Most of the program windows have a help dialog with a brief description and useful keybindings. There are some keybindings that can be use anywhere in the program:
- F1 or h: Show current window help and keybindings.
- ESC or q: Go back to the previous window
- F8 or C: Toggle Message syntax highlight
- What does sngrep stands for?
- The first versions of sngrep used ngrep to capture sip packets and parse its output. This changed in 0.1.0 release, where libpcap was used instead. sngrep was designed to be used with the same command line arguments that my co-workers used for ngrep, just adding s at the beginning. The s of sngrep will stand for SIP.
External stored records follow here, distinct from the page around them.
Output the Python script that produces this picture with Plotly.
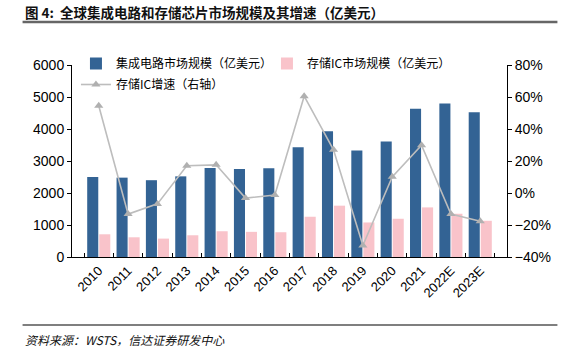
import plotly.graph_objects as go

years = ["2010", "2011", "2012", "2013", "2014", "2015", "2016", "2017", "2018", "2019", "2020", "2021", "2022E", "2023E"]
ic_market = [2500, 2480, 2400, 2520, 2780, 2750, 2770, 3430, 3930, 3330, 3610, 4630, 4800, 4520]
memory_market = [710, 616, 575, 679, 805, 786, 774, 1258, 1604, 1079, 1195, 1550, 1352, 1132]
memory_growth = [0.545, -0.132, -0.068, 0.17, 0.176, -0.032, -0.013, 0.605, 0.27, -0.328, 0.101, 0.299, -0.132, -0.176]

L, R, T, B = 72, 51, 65, 94
W, H = 563, 351
pw, ph = W - L - R, H - T - B

def px(x):
    return (x - L) / pw

def py(y):
    return (H - B - y) / ph

cjk = "Noto Sans CJK SC"
latin = "Liberation Sans, Arial"

fig = go.Figure()
fig.add_trace(go.Bar(x=years, y=ic_market, name="集成电路市场规模（亿美元）",
                     marker=dict(color="#336394", line=dict(width=0)), legend="legend"))
fig.add_trace(go.Bar(x=years, y=memory_market, name="存储IC市场规模（亿美元）",
                     marker=dict(color="#F9C3CA", line=dict(width=0)), legend="legend"))
fig.add_trace(go.Scatter(x=years, y=memory_growth, name="存储IC增速（右轴）", yaxis="y2",
                         mode="lines+markers", line=dict(color="#BDBDBD", width=1.6),
                         marker=dict(symbol="triangle-up", size=8, color="#B0B0B0"),
                         legend="legend2"))

fig.update_layout(
    width=W, height=H,
    margin=dict(l=L, r=R, t=T, b=B),
    paper_bgcolor="white", plot_bgcolor="white",
    barmode="group", bargap=0.18, bargroupgap=0.08,
    font=dict(family=latin, size=13, color="#000"),
    xaxis=dict(showline=True, linecolor="#000", linewidth=1, ticks="inside", ticklen=4,
               tickcolor="#000", tickangle=-45, tickfont=dict(family=latin, size=13),
               showgrid=False, tickson="boundaries"),
    yaxis=dict(range=[0, 6000], dtick=1000, showline=True, linecolor="#000", linewidth=1,
               ticks="outside", ticklen=4, tickcolor="#000", showgrid=False, zeroline=False,
               tickfont=dict(family=latin, size=14)),
    yaxis2=dict(range=[-0.4, 0.8], dtick=0.2, tickformat=".0%", overlaying="y", side="right",
                showline=True, linecolor="#000", linewidth=1, ticks="outside", ticklen=4,
                tickcolor="#000", showgrid=False, zeroline=False,
                tickfont=dict(family=latin, size=14)),
    legend=dict(orientation="h", x=px(76), y=py(49), xanchor="left", yanchor="top",
                font=dict(family=cjk, size=12), bgcolor="rgba(0,0,0,0)",
                itemwidth=30, entrywidth=146, entrywidthmode="pixels", tracegroupgap=0),
    legend2=dict(orientation="h", x=px(76), y=py(70), xanchor="left", yanchor="top",
                 font=dict(family=cjk, size=12), bgcolor="rgba(0,0,0,0)", itemwidth=30),
    showlegend=True,
)

fig.add_annotation(text="<b>图 4:  全球集成电路和存储芯片市场规模及其增速（亿美元）</b>",
                   xref="paper", yref="paper", x=px(22), y=py(12), xanchor="left", yanchor="middle",
                   showarrow=False, font=dict(family=cjk, size=13.5, color="#111"))
fig.add_annotation(text="<i>资料来源：WSTS，信达证券研发中心</i>",
                   xref="paper", yref="paper", x=px(22), y=py(339), xanchor="left", yanchor="middle",
                   showarrow=False, font=dict(family=cjk, size=12, color="#111"))
fig.add_shape(type="line", xref="paper", yref="paper", x0=px(22), x1=px(563), y0=py(22), y1=py(22),
              line=dict(color="#666", width=2.5))
fig.add_shape(type="line", xref="paper", yref="paper", x0=px(22), x1=px(563), y0=py(325), y1=py(325),
              line=dict(color="#555", width=1.5))

fig.write_html("out.html")
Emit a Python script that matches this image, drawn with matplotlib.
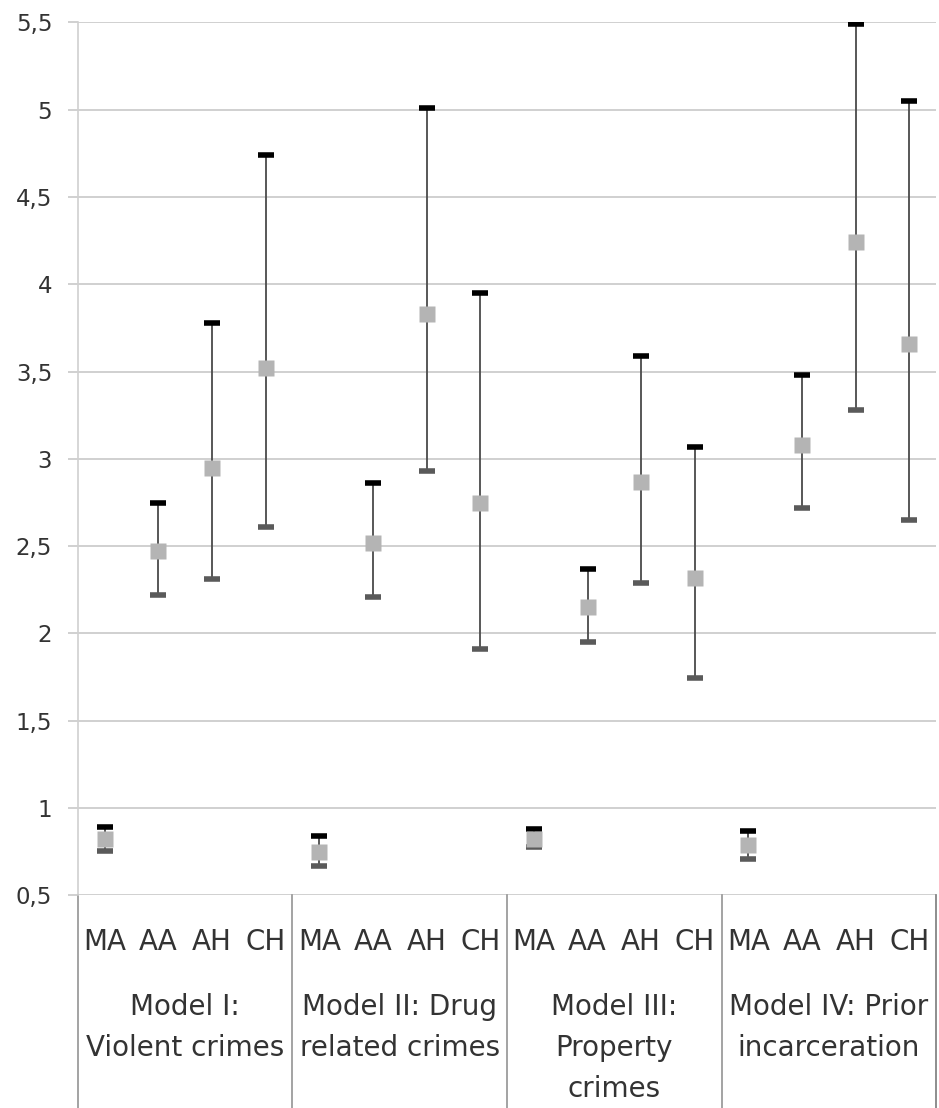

- Why a new tool from network filtering?
- Don't know. I couldn't find any console tool that would display call flows.
- Extended Call flow window doesn't work
- If you want to make relations between different dialogs (extended callflow) a header must be present in of the dialogs referencing the other one. This header can be X-CID or X-Call-ID and must contain the Call-ID of the other related dialog.
- I can't see TLS flows even using the private key
- sngrep only support a couple insecure cipthers (TLS_RSA_WITH_AES_128_CBC_SHA, TLS_RSA_WITH_AES_256_CBC_SHA and TLS_RSA_WITH_AES_256_GCM_SHA384), and needs to capture the initial TLS negotiation in order to decrypt the conversation. If you're using TLS v1.2 or greater with a DH or ECDH cipher, decrypting is impossible as these ciphers implement Perfect Forward Secrecy.